Поучительным выражением внутренней свободы является и высокая степень объективности Амальрика. В полемике он сохраняет уважение к оппоненту, обнаруживая поистине европейскую терпимость. То, что он пишет, достойно. Можно спорить с теми или иными его утверждениями, обсуждать недоказанность и даже недодуманность, но нельзя сомневаться в том, что автора интересует лишь истина — истина, как она ему видится. Не бить на жалость, не разжигать эмоции, а способствовать действительному знанию о своей стране советует он Кузнецову. Искажение информации о Советском Союзе заботит Амальрика и в статье об иностранных корреспондентах в Москве.
Некоторые утверждения Амальрика о будущем России, как и о ее прошлом, возможно, покажутся некоторой категории читателей непатриотичными. Не буду обсуждать здесь эти утверждения по существу. Но неужели писатель обязан препарировать свои положения в угоду какому-то, пусть и весьма достойному, чувству? Не являются ли такие искажения как раз плодом внутренней несвободы? Да и лучше ли для отечества замалчивать о грядущей беде, чем открыто предупреждать о ней?
Взгляд Амальрика на будущее вообще пессимистичен. Он ничего хорошего в будущем не ожидает. Обозревая различные оппозиционные направления мысли и действия в России (кстати, этот обзор уже потому важен, что он — первый), Амальрик не скрывает их слабость и малую вероятность успеха, хотя и признает их, с другой стороны, единственными «антиэнтропически-ми» тенденциями в стране.

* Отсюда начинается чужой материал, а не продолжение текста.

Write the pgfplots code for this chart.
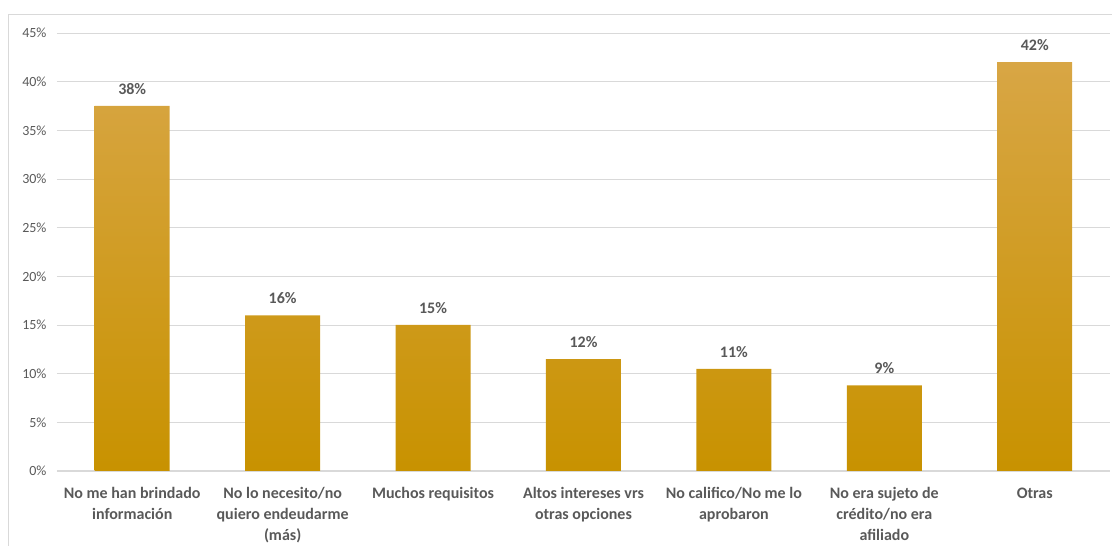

Он остается сам по себе и по отношению к режиму, и по отношению к оппозиции режиму. Но этот пессимизм, при условии внутренней независимости, приводит Амальрика как публициста не к растерянности, не к слезным жалобам на свою беспомощность, не к коллаборантству, как это случается с некоторыми разуверившимися интеллигентами, а к непреложному выводу, что следует полагаться на самого себя. Пессимизм Амальрика конструктивен. Он оказывается прекрасным материалом, из которого публицист кует свою внутреннюю свободу. И здесь его опыт тоже не должен пройти даром для читателя.